Choosing Between Federal Loans and Immediate Tax Liabilities
A family in Ohio earning ninety thousand dollars sits on a twenty-five-thousand-dollar UTMA filled with appreciated stock. Their daughter is a high school freshman. They know the asset will ruin their Pell Grant eligibility. Liquidating the account will trigger three thousand dollars in capital gains taxes. They face a brutal trade-off. They can keep the stock, accept the complete loss of financial aid, and take out a Parent PLUS loan at an eight percent interest rate to cover the tuition shortfall.
Alternatively, they can sell the stock, use a portion of the proceeds to pay the IRS immediately, and move the remaining twenty-two thousand dollars into an Ohio CollegeAdvantage Custodial 529 plan. Paying the tax bill with the child's own money shrinks the principal slightly, but it shields the remaining capital and preserves their access to zero-interest federal grants. Financially, taking the immediate tax hit is vastly superior to borrowing money from the government at eight percent with a four percent origination fee. The system rewards those willing to execute the required paperwork.
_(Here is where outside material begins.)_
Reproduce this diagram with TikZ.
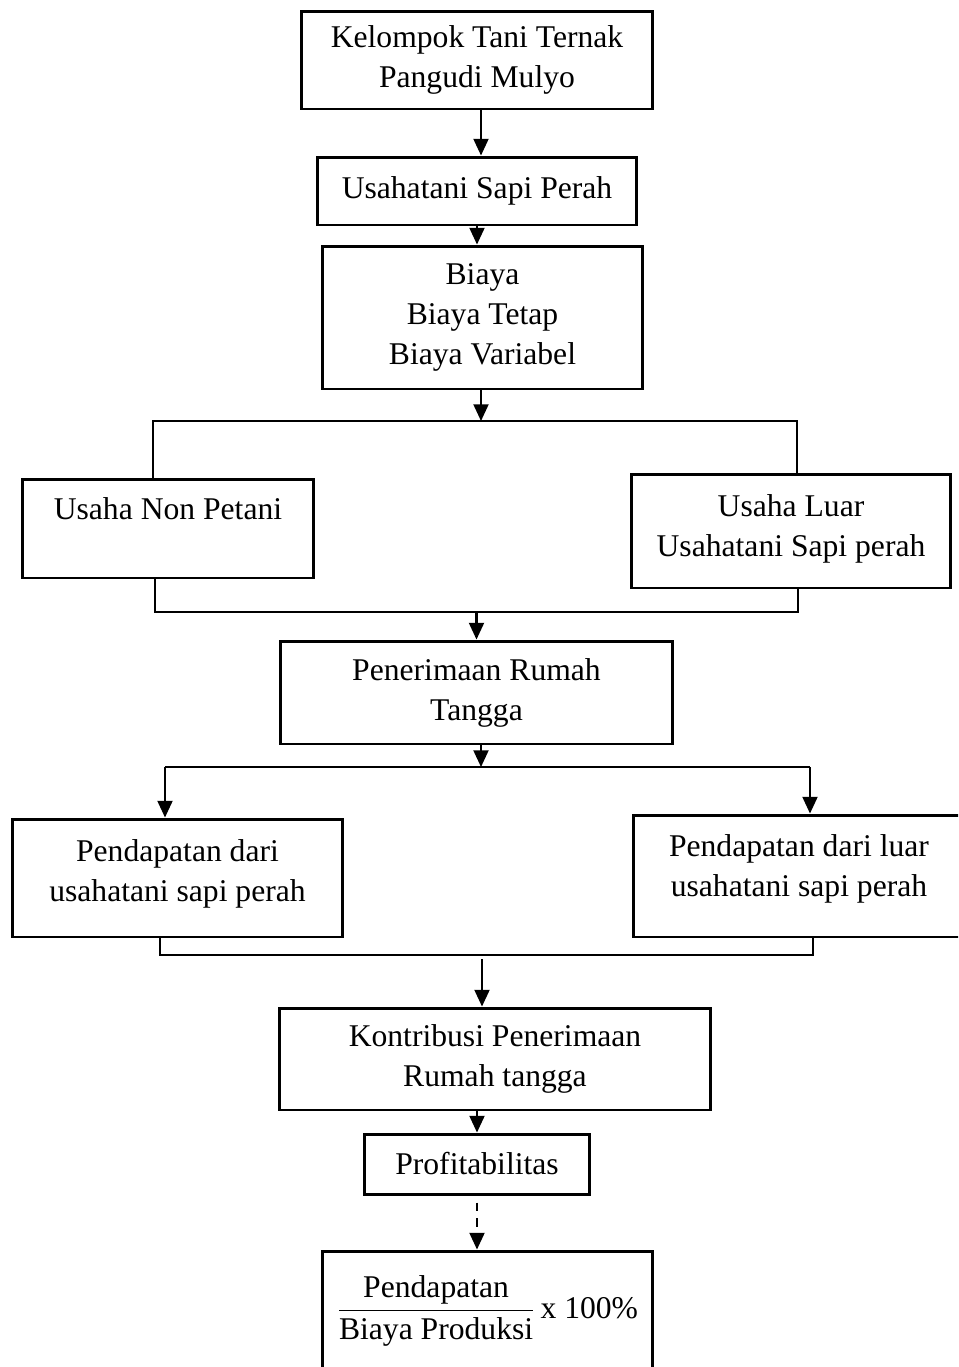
\documentclass[tikz,border=0pt]{standalone}
\usepackage{fontspec}
\setmainfont{Liberation Serif}
\usepackage{amsmath}
\usetikzlibrary{arrows.meta, positioning, calc}

\begin{document}
\begin{tikzpicture}[
    x=0.02cm, y=-0.02cm,
    box/.style={draw, line width=1.7pt, align=center, inner sep=2pt,
                font=\fontsize{18}{22.7}\selectfont},
    arr/.style={->, line width=1.2pt},
    thin line/.style={line width=0.6pt},
    >={Triangle[length=9.5pt, width=8.5pt]}
  ]
  \useasboundingbox (0,0) rectangle (958,1367);
  \clip (0,0) rectangle (958,1367);

  \node[box, minimum width=7.04cm, minimum height=1.96cm] (kel) at (477,60)
    {Kelompok Tani Ternak\\ Pangudi Mulyo};
  \node[box, minimum width=6.4cm, minimum height=1.36cm] (usp) at (477,191)
    {Usahatani Sapi Perah};
  \node[box, minimum width=6.42cm, minimum height=2.86cm] (biaya) at (482.5,317.5)
    {Biaya\\ Biaya Tetap\\ Biaya Variabel};
  \node[box, minimum width=5.84cm, minimum height=1.98cm] (nonp) at (168,528.5)
    {Usaha Non Petani\\ \mbox{}};
  \node[box, minimum width=6.4cm, minimum height=2.28cm] (luar) at (791,531)
    {Usaha Luar\\ Usahatani Sapi perah\\[-16pt]\mbox{}};
  \node[box, minimum width=7.86cm, minimum height=2.06cm] (terima) at (476.5,692.5)
    {Penerimaan Rumah\\ Tangga};
  \node[box, minimum width=6.62cm, minimum height=2.36cm] (pdr) at (177.5,878)
    {Pendapatan dari\\ usahatani sapi perah\\[-14pt]\mbox{}};
  \node[box, minimum width=6.64cm, minimum height=2.44cm] (pdl) at (799,876)
    {Pendapatan dari luar\\ usahatani sapi perah\\[-11pt]\mbox{}};
  \node[box, minimum width=8.64cm, minimum height=2.04cm] (kontr) at (495,1059)
    {Kontribusi Penerimaan\\ Rumah tangga};
  \node[box, minimum width=4.52cm, minimum height=1.2cm] (profit) at (477,1164)
    {Profitabilitas};
  \node[box, minimum width=6.62cm, minimum height=2.4cm] (rumus) at (487.5,1311)
    {$\dfrac{\text{Pendapatan}}{\text{Biaya Produksi}}$\,x 100\%};

  % split and join points
  \coordinate (sL) at (153,421);
  \coordinate (sR) at (797,421);
  \coordinate (jL) at (155,612);
  \coordinate (jR) at (798,612);
  \coordinate (tL) at (165,767);
  \coordinate (tR) at (810,767);
  \coordinate (kL) at (160,955);
  \coordinate (kR) at (813,955);
  \coordinate (k0) at (482,959);

  \draw[arr] ([xshift=4*0.02cm]kel.south) -- ([xshift=4*0.02cm]usp.north);
  \draw[arr] (usp.south) -- (usp.south |- biaya.north);
  \draw[arr] (biaya.south -| 481,0) -- (481,421);

  \draw[thin line] (sL |- nonp.north) -- (sL) -- (sR) -- (sR |- luar.north);
  \draw[thin line] (jL |- nonp.south) -- (jL) -- (jR) -- (jR |- luar.south);
  \draw[arr] (terima.north |- jL) -- (terima.north);

  \draw[arr] (terima.south -| 481,0) -- (481,767);
  \draw[thin line] (tL) -- (tR);
  \draw[arr] (tL) -- (tL |- pdr.north);
  \draw[arr] (tR) -- (tR |- pdl.north);

  \draw[thin line] (kL |- pdr.south) -- (kL) -- (kR) -- (kR |- pdl.south);
  \draw[arr] (k0) -- (k0 |- kontr.north);

  \draw[arr] (profit.north |- kontr.south) -- (profit.north);
  \draw[arr, dashed, dash pattern=on 5pt off 4pt, shorten <=4pt]
    (profit.south) -- (profit.south |- rumus.north);
\end{tikzpicture}
\end{document}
Reflections on Generational Wealth Preservation
Watching financial theory clash with the messy reality of federal taxation forces a certain level of pragmatism upon anyone managing capital. We build these legal structures assuming the tax code will remain static. A father walks into a bank branch, opens a basic savings account for a toddler, and believes he did the responsible thing. A decade later, he learns that his simple act of saving money has triggered a punitive tax threshold and alienated a bright student from federal assistance. The system punishes early savers who fail to keep up with the shifting rules of federal asset assessment.
Moving capital out of a legacy custodial account and into a highly protected education vehicle requires swallowing a bitter pill. You have to willingly recognize a capital gain today to prevent a larger financial bleed tomorrow. The paperwork is tedious. Executing trades across multiple tax years requires intense discipline. Yet, I watch families who refuse to do the math pay thousands of dollars in unnecessary interest on student loans simply because they did not want to deal with the friction of a Custodial 529 conversion. You have to treat a teenager's net worth with the exact same ruthless optimization you apply to your own retirement accounts. The alternative is letting the IRS and the university billing office slowly dismantle the wealth you tried so hard to build over the last fifteen years.
Disclaimer: The information provided in this article is for educational and informational purposes only and does not constitute financial, legal, or tax advice. Tax codes, FAFSA regulations, and state laws governing custodial accounts are subject to frequent legislative changes. Individuals should consult with a certified public accountant or a qualified financial professional to discuss their specific circumstances before liquidating assets, executing a rollover, or establishing new investment vehicles.